Records with drawing code>
....

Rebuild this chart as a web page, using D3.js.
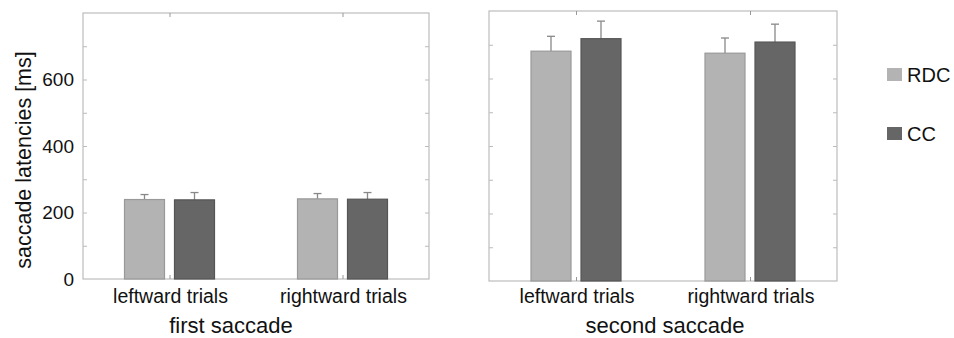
<!DOCTYPE html>
<html>
<head>
<meta charset="utf-8">
<script src="https://cdn.jsdelivr.net/npm/d3@7"></script>
<style>
  body { margin: 0; background: #fff; }
  svg { display: block; font-family: "Liberation Sans", Arial, Helvetica, sans-serif; }
</style>
</head>
<body>
<div id="chart"></div>
<script>
var width = 954, height = 338;

// data
var trials = ["leftward trials", "rightward trials"];
var conditions = ["RDC", "CC"];
var panelTitles = ["first saccade", "second saccade"];
var firstMeans = [[239, 238], [241, 240]];
var firstErrors = [[15, 22], [16, 20]];
var secondMeans = [[681, 718], [675, 708]];
var secondErrors = [[44, 52], [45, 53]];
var yTicks = [0, 200, 400, 600];

var colors = {RDC: "#b3b3b3", CC: "#666666"};
var strokes = {RDC: "#999999", CC: "#555555"};
var textColor = "#111";

var svg = d3.select("#chart").append("svg")
    .attr("width", width)
    .attr("height", height);

var panels = [
  {title: panelTitles[0], means: firstMeans, errors: firstErrors, x: 83, y: 13, w: 346, h: 266, labels: true, titleX: 148},
  {title: panelTitles[1], means: secondMeans, errors: secondErrors, x: 489, y: 11, w: 348, h: 270, labels: false, titleX: 176}
];

panels.forEach(function (p) {
  var g = svg.append("g").attr("transform", "translate(" + p.x + "," + p.y + ")");

  var y = d3.scaleLinear().domain([0, 800]).range([p.h, 0]);
  var x0 = d3.scalePoint().domain(trials).range([0, p.w]).padding(0.5);
  var x1 = d3.scaleBand().domain(conditions).range([-45, 45]).paddingInner(0.2);

  // frame
  g.append("rect")
    .attr("width", p.w).attr("height", p.h)
    .attr("fill", "none").attr("stroke", "#bdbdbd").attr("stroke-width", 1.2);

  // inner ticks on all four sides
  var minor = d3.range(100, 800, 100);
  g.append("g").call(d3.axisRight(y).tickValues(minor).tickSize(4).tickFormat(""))
    .call(a => a.select(".domain").remove())
    .selectAll("line").attr("stroke", "#bbb");
  g.append("g").attr("transform", "translate(" + p.w + ",0)")
    .call(d3.axisLeft(y).tickValues(minor).tickSize(4).tickFormat(""))
    .call(a => a.select(".domain").remove())
    .selectAll("line").attr("stroke", "#bbb");
  g.append("g").call(d3.axisBottom(x0).tickSize(4).tickFormat(""))
    .call(a => a.select(".domain").remove())
    .selectAll("line").attr("stroke", "#999");
  g.append("g").attr("transform", "translate(0," + p.h + ")")
    .call(d3.axisTop(x0).tickSize(4).tickFormat(""))
    .call(a => a.select(".domain").remove())
    .selectAll("line").attr("stroke", "#999");

  // y tick labels only on the first panel
  if (p.labels) {
    g.append("g").selectAll("text")
      .data(yTicks)
      .join("text")
      .attr("x", -9)
      .attr("y", d => y(d))
      .attr("dy", "0.36em")
      .attr("text-anchor", "end")
      .attr("font-size", 19)
      .attr("fill", textColor)
      .text(d => d);

    svg.append("text")
      .attr("transform", "translate(31,160) rotate(-90)")
      .attr("text-anchor", "middle")
      .attr("font-size", 21.5)
      .attr("fill", textColor)
      .text("saccade latencies [ms]");
  }

  // bars
  var groups = g.selectAll(".grp")
    .data(trials)
    .join("g")
    .attr("class", "grp")
    .attr("transform", d => "translate(" + x0(d) + ",0)");

  groups.each(function (t, i) {
    var rows = conditions.map((c, j) => ({c: c, v: p.means[i][j], e: p.errors[i][j]}));
    var gg = d3.select(this);

    gg.selectAll("line.err")
      .data(rows)
      .join("line")
      .attr("class", "err")
      .attr("x1", d => x1(d.c) + x1.bandwidth() / 2)
      .attr("x2", d => x1(d.c) + x1.bandwidth() / 2)
      .attr("y1", d => y(d.v))
      .attr("y2", d => y(d.v + d.e))
      .attr("stroke", "#888").attr("stroke-width", 1.3);

    gg.selectAll("line.cap")
      .data(rows)
      .join("line")
      .attr("class", "cap")
      .attr("x1", d => x1(d.c) + x1.bandwidth() / 2 - 4)
      .attr("x2", d => x1(d.c) + x1.bandwidth() / 2 + 4)
      .attr("y1", d => y(d.v + d.e))
      .attr("y2", d => y(d.v + d.e))
      .attr("stroke", "#888").attr("stroke-width", 1.3);

    gg.selectAll("rect")
      .data(rows)
      .join("rect")
      .attr("x", d => x1(d.c))
      .attr("y", d => y(d.v))
      .attr("width", x1.bandwidth())
      .attr("height", d => p.h - y(d.v))
      .attr("fill", d => colors[d.c])
      .attr("stroke", d => strokes[d.c])
      .attr("stroke-width", 1.2);
  });

  // category labels
  g.selectAll(".cat")
    .data(trials)
    .join("text")
    .attr("class", "cat")
    .attr("x", d => x0(d) + 1)
    .attr("y", 303 - p.y)
    .attr("text-anchor", "middle")
    .attr("font-size", 19.5)
    .attr("fill", textColor)
    .text(d => d);

  g.append("text")
    .attr("x", p.titleX)
    .attr("y", 333 - p.y)
    .attr("text-anchor", "middle")
    .attr("font-size", 22)
    .attr("fill", textColor)
    .text(p.title);
});

// legend
var legend = svg.append("g").attr("transform", "translate(887,0)");
var legendY = d3.scalePoint().domain(conditions).range([75, 134]);
legend.selectAll("rect")
  .data(conditions)
  .join("rect")
  .attr("x", 0)
  .attr("y", d => legendY(d) - 7)
  .attr("width", 15)
  .attr("height", 13)
  .attr("fill", d => colors[d]);
legend.selectAll("text")
  .data(conditions)
  .join("text")
  .attr("x", 20)
  .attr("y", d => legendY(d))
  .attr("dy", "0.36em")
  .attr("font-size", 20)
  .attr("fill", textColor)
  .text(d => d);
</script>
</body>
</html>
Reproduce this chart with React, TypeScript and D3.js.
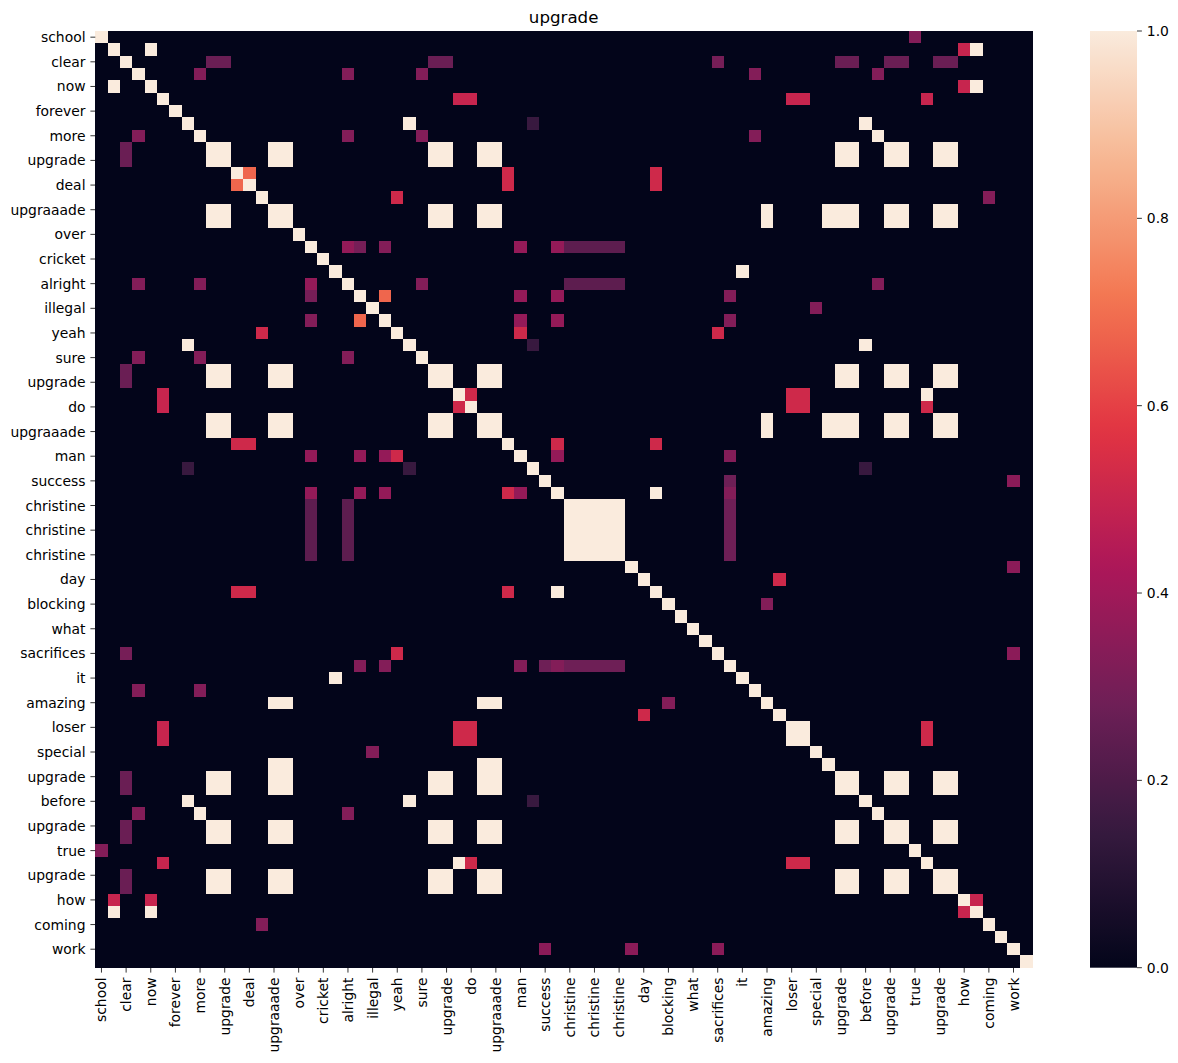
import React from "react";
import * as d3 from "d3";

// ---------- data ----------
const words: string[] = [
  "school", "now", "clear", "not", "now", "to", "forever", "before", "more", "upgrade",
  "upgrade", "ideal", "deal", "come", "upgraaade", "upgraaade", "over", "ok", "cricket", "it",
  "alright", "legal", "illegal", "legally", "yeah", "before", "sure", "upgrade", "upgrade", "to",
  "do", "upgraaade", "upgraaade", "dear", "man", "beforehand", "success", "ideal", "christine", "christine",
  "christine", "christine", "christine", "working", "day", "ideal", "blocking", "who", "what", "when",
  "sacrifices", "hey", "it", "nor", "amazing", "days", "loser", "loser", "special", "upgraaaade",
  "upgrade", "upgrade", "before", "more", "upgrade", "upgrade", "true", "to", "upgrade", "upgrade",
  "how", "now", "coming", "get", "work", "done",
];

// groups of tokens whose similarity is 1.0 with each other
const identicalGroups: number[][] = [
  [9, 10, 27, 28, 60, 61, 64, 65, 68, 69, 14, 15, 31, 32],
  [14, 15, 31, 32, 54],
  [14, 15, 31, 32, 59],
  [1, 4, 71],
  [7, 25, 62],
  [8, 63],
  [19, 52],
  [29, 67],
  [37, 45],
  [38, 39, 40, 41, 42],
  [56, 57],
];

// partial similarities [row, col, value] (mirrored)
const pairScores: [number, number, number][] = [
  [0, 66, 0.33],
  [1, 70, 0.5], [4, 70, 0.5], [70, 71, 0.5],
  [2, 9, 0.27], [2, 10, 0.27], [2, 27, 0.27], [2, 28, 0.27], [2, 50, 0.3],
  [2, 60, 0.27], [2, 61, 0.27], [2, 64, 0.27], [2, 65, 0.27], [2, 68, 0.27], [2, 69, 0.27],
  [3, 8, 0.33], [3, 20, 0.33], [3, 26, 0.33], [3, 53, 0.33], [3, 63, 0.33],
  [5, 29, 0.5], [5, 30, 0.5], [5, 56, 0.5], [5, 57, 0.5], [5, 67, 0.5],
  [7, 35, 0.15], [25, 35, 0.15], [35, 62, 0.15],
  [8, 20, 0.33], [8, 26, 0.33], [8, 53, 0.33],
  [11, 12, 0.68], [11, 33, 0.52], [12, 33, 0.52], [11, 45, 0.52], [12, 45, 0.52],
  [13, 24, 0.52], [13, 72, 0.33],
  [17, 20, 0.37], [17, 21, 0.3], [17, 23, 0.33], [17, 34, 0.37], [17, 37, 0.37],
  [17, 38, 0.24], [17, 39, 0.24], [17, 40, 0.24], [17, 41, 0.24], [17, 42, 0.24],
  [20, 26, 0.33], [20, 63, 0.33],
  [20, 38, 0.24], [20, 39, 0.24], [20, 40, 0.24], [20, 41, 0.24], [20, 42, 0.24],
  [21, 23, 0.68], [21, 34, 0.37], [21, 37, 0.37], [21, 51, 0.33],
  [22, 58, 0.33],
  [23, 34, 0.37], [23, 37, 0.37], [23, 51, 0.33],
  [24, 34, 0.52], [24, 50, 0.52],
  [29, 30, 0.52], [29, 56, 0.52], [29, 57, 0.52], [30, 56, 0.52], [30, 57, 0.52], [30, 67, 0.52],
  [33, 37, 0.52], [33, 45, 0.52],
  [34, 37, 0.37], [34, 51, 0.33],
  [36, 51, 0.28], [36, 74, 0.35],
  [37, 51, 0.33],
  [38, 51, 0.28], [39, 51, 0.28], [40, 51, 0.28], [41, 51, 0.28], [42, 51, 0.28],
  [43, 74, 0.35],
  [44, 55, 0.52],
  [46, 54, 0.33],
  [50, 74, 0.35],
  [56, 67, 0.52], [57, 67, 0.52],
];

const colorbarTicks: number[] = [0, 0.2, 0.4, 0.6, 0.8, 1.0];

// rocket colormap stops
const rocketStops: number[] = [0, 1 / 7, 2 / 7, 3 / 7, 4 / 7, 5 / 7, 6 / 7, 1];
const rocketColors: string[] = [
  "#03051a", "#35193e", "#701f57", "#ad1759", "#e13342", "#f37651", "#f6b48f", "#faebdd",
];

const title = "upgrade";

// ---------- build matrix ----------
const N = words.length;
function buildMatrix(): number[][] {
  const m: number[][] = d3.range(N).map(() => d3.range(N).map(() => 0));
  for (let i = 0; i < N; i++) m[i][i] = 1;
  identicalGroups.forEach((g) => {
    g.forEach((a) => g.forEach((b) => { m[a][b] = 1; }));
  });
  pairScores.forEach(([a, b, v]) => { m[a][b] = v; m[b][a] = v; });
  return m;
}

export default function App() {
  const matrix = buildMatrix();
  const left = 95.3, top = 31, size = 936.7;
  const x = d3.scaleBand<number>().domain(d3.range(N)).range([left, left + size]);
  const y = d3.scaleBand<number>().domain(d3.range(N)).range([top, top + size]);
  const color = d3.scaleLinear<string>().domain(rocketStops).range(rocketColors)
    .interpolate(d3.interpolateRgb).clamp(true);

  const cbLeft = 1090, cbW = 47;
  const cbY = d3.scaleLinear().domain([0, 1]).range([top + size, top]);
  const font = "'DejaVu Sans', sans-serif";
  const fs = 13.9;
  const tickLen = 4.9, pad = 4.9;
  const labeled = d3.range(0, N, 2);

  const gradStops = d3.range(0, 1.0001, 0.02);

  return (
    <svg width={1178} height={1063} style={{ position: "absolute", left: 0, top: 0, background: "#fff" }}
      fontFamily={font}>
      <defs>
        <linearGradient id="cbgrad" x1="0" y1="1" x2="0" y2="0">
          {gradStops.map((t) => (
            <stop key={t} offset={t} stopColor={color(t)} />
          ))}
        </linearGradient>
      </defs>
      <rect x={0} y={0} width={1178} height={1063} fill="#fff" />
      <g shapeRendering="crispEdges">
        {matrix.map((row, i) =>
          row.map((v, j) => (
            <rect key={i + "-" + j} x={x(j)} y={y(i)} width={x.bandwidth() + 0.5}
              height={y.bandwidth() + 0.5} fill={color(v)} />
          ))
        )}
      </g>
      {/* y axis */}
      <g>
        {labeled.map((i) => {
          const cy = (y(i) as number) + y.bandwidth() / 2;
          return (
            <g key={"y" + i}>
              <line x1={left - tickLen} x2={left} y1={cy} y2={cy} stroke="#000" strokeWidth={0.8} />
              <text x={left - tickLen - pad} y={cy} textAnchor="end" dominantBaseline="central"
                fontSize={fs} fill="#000">{words[i]}</text>
            </g>
          );
        })}
      </g>
      {/* x axis */}
      <g>
        {labeled.map((j) => {
          const cx = (x(j) as number) + x.bandwidth() / 2;
          const by = top + size;
          return (
            <g key={"x" + j}>
              <line x1={cx} x2={cx} y1={by} y2={by + tickLen} stroke="#000" strokeWidth={0.8} />
              <text transform={`translate(${cx},${by + tickLen + pad}) rotate(-90)`} textAnchor="end"
                dominantBaseline="central" fontSize={fs} fill="#000">{words[j]}</text>
            </g>
          );
        })}
      </g>
      <text x={left + size / 2} y={top - 8.3} textAnchor="middle" fontSize={16.67} fill="#000">{title}</text>
      {/* colorbar */}
      <rect x={cbLeft} y={top} width={cbW} height={size} fill="url(#cbgrad)" />
      {colorbarTicks.map((t) => (
        <g key={"c" + t}>
          <line x1={cbLeft + cbW} x2={cbLeft + cbW + tickLen} y1={cbY(t)} y2={cbY(t)} stroke="#000" strokeWidth={0.8} />
          <text x={cbLeft + cbW + tickLen + pad} y={cbY(t)} dominantBaseline="central" fontSize={fs} fill="#000">
            {t.toFixed(1)}
          </text>
        </g>
      ))}
    </svg>
  );
}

....

Stated exercise>
Set down exactly the lines above, from the line containing "Reproduce this chart" through the line containing "import * as". Skip the pictures.

Result>
Reproduce this chart with React, TypeScript and D3.js.
import React from "react";
import * as d3 from "d3";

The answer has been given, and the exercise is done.